Weiße Deutungshoheit statt Objektivität

Der ‚objektive Dritte‘ und die systematische Abwertung von Betroffenenperspektiven

Autor/innen

  • Sué Gonzalez Hauck DeZIM-Institut

Abstract

Der Anspruch der Objektivität und die damit verwandten Leitbilder der Neutralität und Unparteilichkeit spielen im Recht eine zentrale Rolle. Noch immer gibt es einen weißen Fleck in den kritischen Auseinandersetzungen mit den Idealen der Objektivität, Neutralität und Unparteilichkeit, wenn es um die Verarbeitung explizit rassismuskritischer und vor allem intersektionaler Kritiken im Recht geht. Vor diesem Hintergrund beleuchtet dieser Beitrag, wie Weißsein im deutschen Recht strukturell verankert ist.  Von zentraler Bedeutung ist die Figur des ‚objektiven Beobachters‘. Der ‚objektive Beobachter‘ ist keinesfalls weniger subjektiv als von Rassismus Betroffene, deren Perspektiven in der Kontrastierung mit dieser Figur regelmäßig als subjektiv abgewertet werden. Die Argumentation zur Verteidigung dieser These verläuft in drei Schritten: In einem ersten Schritt werden gängige Vorstellungen von Objektivität, Neutralität und Unparteilichkeit im Recht untersucht und mit bestehenden kritischen rechtswissenschaftlichen Ansätzen kontextualisiert. Der zweite Schritt legt ein besonderes Augenmerk auf die Figur des ‚objektiven Beobachters‘ und darauf, welche unausgesprochenen Annahmen und festgefahrenen Argumentationsmuster sich hinter dieser Figur verbergen. Der dritte Schritt besteht darin, Weißsein als sozial konstruierte, wenngleich wirkmächtige, Kategorie einzuführen und Bedeutungen von Weißsein speziell im deutschen Kontext zu beleuchten.
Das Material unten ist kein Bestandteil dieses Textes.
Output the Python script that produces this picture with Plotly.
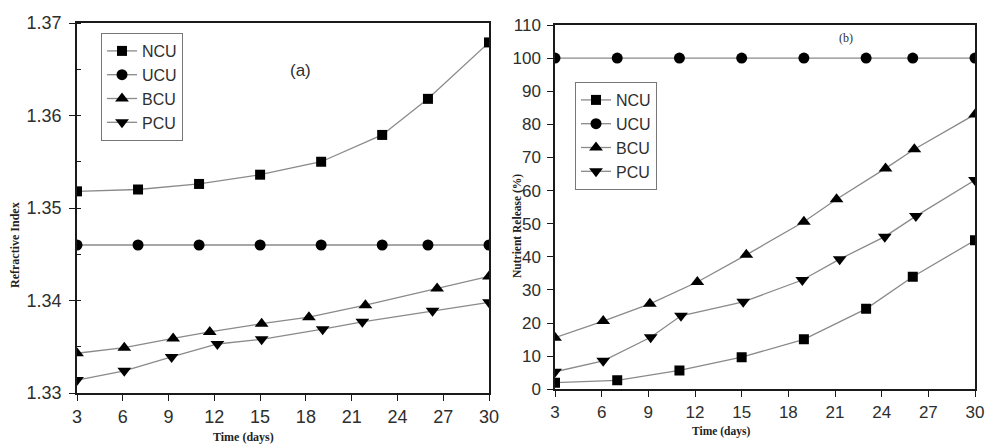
import plotly.graph_objects as go

# ---- Panel (a): Refractive Index ----
a_ncu_x = [3, 7, 11, 15, 19, 23, 26, 30]
a_ncu_y = [1.3518, 1.3520, 1.3526, 1.3536, 1.3550, 1.3579, 1.3618, 1.3679]
a_ucu_x = [3, 7, 11, 15, 19, 23, 26, 30]
a_ucu_y = [1.3460, 1.3460, 1.3460, 1.3460, 1.3460, 1.3460, 1.3460, 1.3460]
a_bcu_x = [3, 6.1, 9.3, 11.7, 15.1, 18.2, 21.9, 26.6, 30]
a_bcu_y = [1.3343, 1.3349, 1.3359, 1.3366, 1.3375, 1.3382, 1.3395, 1.3413, 1.3426]
a_pcu_x = [3, 6.1, 9.2, 12.2, 15.1, 19.1, 21.7, 26.3, 30]
a_pcu_y = [1.3314, 1.3324, 1.3339, 1.3353, 1.3358, 1.3369, 1.3377, 1.3389, 1.3398]

# ---- Panel (b): Nutrient Release (%) ----
b_ncu_x = [3, 7, 11, 15, 19, 23, 26, 30]
b_ncu_y = [2.0, 2.7, 5.7, 9.7, 15.1, 24.3, 34.0, 45.0]
b_ucu_x = [3, 7, 11, 15, 19, 23, 26, 30]
b_ucu_y = [100, 100, 100, 100, 100, 100, 100, 100]
b_bcu_x = [3, 6.1, 9.1, 12.15, 15.3, 19.0, 21.1, 24.25, 26.1, 30]
b_bcu_y = [15.6, 20.6, 25.8, 32.4, 40.6, 50.6, 57.4, 66.7, 72.5, 83.0]
b_pcu_x = [3, 6.1, 9.15, 11.1, 15.1, 18.9, 21.3, 24.2, 26.2, 30]
b_pcu_y = [5.3, 8.6, 15.7, 22.2, 26.4, 33.0, 39.3, 46.1, 52.3, 63.2]

names = ["NCU", "UCU", "BCU", "PCU"]
symbols = ["square", "circle", "triangle-up", "triangle-down"]
sizes = [10, 11, 12, 12]
x_ticks = [3, 6, 9, 12, 15, 18, 21, 24, 27, 30]

W, H = 987, 446
LINE = "#8a8a8a"
AX = "#1a1a1a"
TXT = "#2e2e2e"

fig = go.Figure()

a_series = [(a_ncu_x, a_ncu_y), (a_ucu_x, a_ucu_y), (a_bcu_x, a_bcu_y), (a_pcu_x, a_pcu_y)]
b_series = [(b_ncu_x, b_ncu_y), (b_ucu_x, b_ucu_y), (b_bcu_x, b_bcu_y), (b_pcu_x, b_pcu_y)]

for i, (xs, ys) in enumerate(a_series):
    fig.add_trace(go.Scatter(
        x=xs, y=ys, name=names[i], mode="lines+markers",
        line=dict(color=LINE, width=1.3),
        marker=dict(symbol=symbols[i], size=sizes[i], color="black"),
        xaxis="x", yaxis="y", legend="legend"))
for i, (xs, ys) in enumerate(b_series):
    fig.add_trace(go.Scatter(
        x=xs, y=ys, name=names[i], mode="lines+markers",
        line=dict(color=LINE, width=1.3),
        marker=dict(symbol=symbols[i], size=sizes[i], color="black"),
        xaxis="x2", yaxis="y2", legend="legend2"))

def px_x(p):
    return p / W

def px_y(p):
    return 1 - p / H

SANS = "Liberation Sans, Arial, sans-serif"
SERIF = "Liberation Serif, serif"
tickfont = dict(family=SANS, size=18, color=TXT)
tickfont_b = dict(family=SANS, size=17, color=TXT)

fig.update_layout(
    width=W, height=H,
    margin=dict(l=0, r=0, t=0, b=0, autoexpand=False),
    paper_bgcolor="white", plot_bgcolor="white",
    xaxis=dict(domain=[px_x(77), px_x(489)], range=[3, 30], tickvals=x_ticks,
               ticks="outside", ticklen=6, tickcolor=AX, tickwidth=1.2,
               ticklabelstandoff=1, automargin=False,
               showline=True, linecolor=AX, linewidth=1.5, mirror=True,
               showgrid=False, zeroline=False, tickfont=tickfont, anchor="y"),
    yaxis=dict(domain=[px_y(393), px_y(23)], range=[1.33, 1.37],
               tickvals=[1.33, 1.34, 1.35, 1.36, 1.37],
               ticktext=["1.33", "1.34", "1.35", "1.36", "1.37"],
               ticks="outside", ticklen=6, tickcolor=AX, tickwidth=1.2,
               ticklabelstandoff=4, automargin=False,
               minor=dict(ticks="inside", dtick=0.005, ticklen=4, tickcolor=AX, showgrid=False),
               showline=True, linecolor=AX, linewidth=1.5, mirror=True,
               showgrid=False, zeroline=False, tickfont=tickfont, anchor="x"),
    xaxis2=dict(domain=[px_x(555), px_x(975)], range=[3, 30], tickvals=x_ticks,
                ticks="outside", ticklen=6, tickcolor=AX, tickwidth=1.2,
                ticklabelstandoff=1, automargin=False,
                showline=True, linecolor=AX, linewidth=1.5, mirror=True,
                showgrid=False, zeroline=False, tickfont=tickfont_b, anchor="y2"),
    yaxis2=dict(domain=[px_y(389.3), px_y(25)], range=[0, 110], dtick=10, tick0=0,
                ticks="outside", ticklen=6, tickcolor=AX, tickwidth=1.2,
                ticklabelstandoff=3, automargin=False,
                showline=True, linecolor=AX, linewidth=1.5, mirror=True,
                showgrid=False, zeroline=False, tickfont=tickfont_b, anchor="x2"),
    legend=dict(x=px_x(101), y=px_y(33), xanchor="left", yanchor="top",
                bordercolor="#777", borderwidth=1, bgcolor="white",
                font=dict(family=SANS, size=16, color=TXT),
                tracegroupgap=0, itemwidth=30),
    legend2=dict(x=px_x(575), y=px_y(82), xanchor="left", yanchor="top",
                 bordercolor="#777", borderwidth=1, bgcolor="white",
                 font=dict(family=SANS, size=16, color=TXT),
                 tracegroupgap=0, itemwidth=30),
    annotations=[
        dict(text="(a)", x=px_x(300), y=px_y(70), xref="paper", yref="paper",
             xanchor="center", yanchor="middle",
             showarrow=False, font=dict(family=SANS, size=17, color=TXT)),
        dict(text="(b)", x=px_x(846), y=px_y(38), xref="paper", yref="paper",
             xanchor="center", yanchor="middle",
             showarrow=False, font=dict(family=SERIF, size=12, color=TXT)),
        dict(text="<b>Refractive Index</b>", x=px_x(15), y=px_y(245), xref="paper", yref="paper",
             xanchor="center", yanchor="middle",
             showarrow=False, textangle=-90,
             font=dict(family=SERIF, size=12, color="#222")),
        dict(text="<b>Nutrient Release (%)</b>", x=px_x(517), y=px_y(226), xref="paper", yref="paper",
             xanchor="center", yanchor="middle",
             showarrow=False, textangle=-90,
             font=dict(family=SERIF, size=11.5, color="#222")),
        dict(text="<b>Time (days)</b>", x=px_x(243), y=px_y(437), xref="paper", yref="paper",
             xanchor="center", yanchor="middle",
             showarrow=False, font=dict(family=SERIF, size=12, color="#222")),
        dict(text="<b>Time (days)</b>", x=px_x(721), y=px_y(431), xref="paper", yref="paper",
             xanchor="center", yanchor="middle",
             showarrow=False, font=dict(family=SERIF, size=11.5, color="#222")),
    ],
)

fig.write_html("out.html")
Zur weiteren Plausibilisierung und Illustration der Argumentation dienen schließlich Beispiele aus der Rechtsprechung, die aufzeigen sollen, wie mittels der Figur des ‚objektiven Dritten‘ eine weiße Norm als objektiv gesetzt wird und dabei Perspektiven von Menschen, die von Rassismus betroffen sind, systematisch abgewertet werden.